Ex Post Facto Clause California Constitution

The United States Constitution (art. I, 9 & 10) and the California Constitution (art. I, 9) prohibit the passage of ex post facto laws. The interpretation of the ex post facto clauses in the United States and California Constitutions is identical. (People v. McVickers (1992) 4 Cal. 4th 81, 84, 840 P.2d 955.) Under Collins v.
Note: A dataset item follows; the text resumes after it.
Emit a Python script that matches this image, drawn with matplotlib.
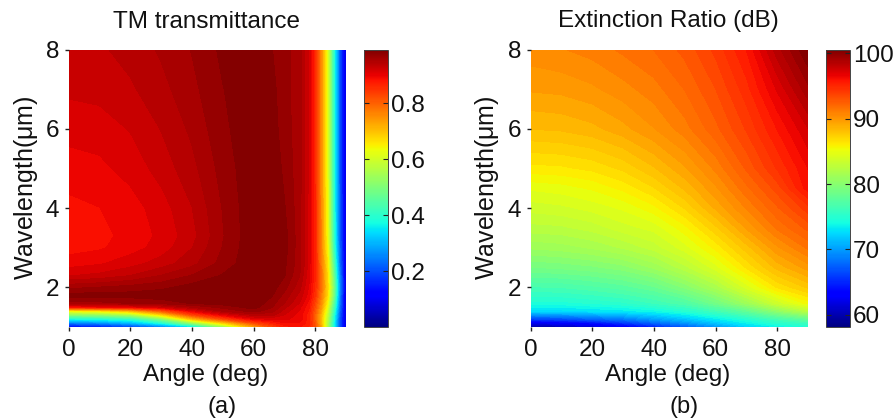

Youngblood (1990) 497 U.S. 37, 42, 111 L. Ed. 2d 30, 110 S. Ct. 2715, (Collins) the high court interpreted the ex post facto clause to prohibit legislation: "[1] which punishes as a crime an act previously committed, which was innocent when done; [2] which makes more burdensome the punishment for a crime, after its commission; [3] which deprives one charged with crime of any defense available according to the law at the time when the act was committed. " the Collins court also supplied an abbreviated formulation of the rule: "Legislatures may not retroactively alter the definition of crimes or increase the punishment for criminal acts." (Id. at p. 43.) The Collins court explained a deprivation of a formerly available defense is "linked to the prohibition on alterations in 'the legal definition of the offense' or 'the nature or amount of the punishment imposed for its commission.'" ( Collins v. Youngblood, supra, 497 U.S. at p. 50.)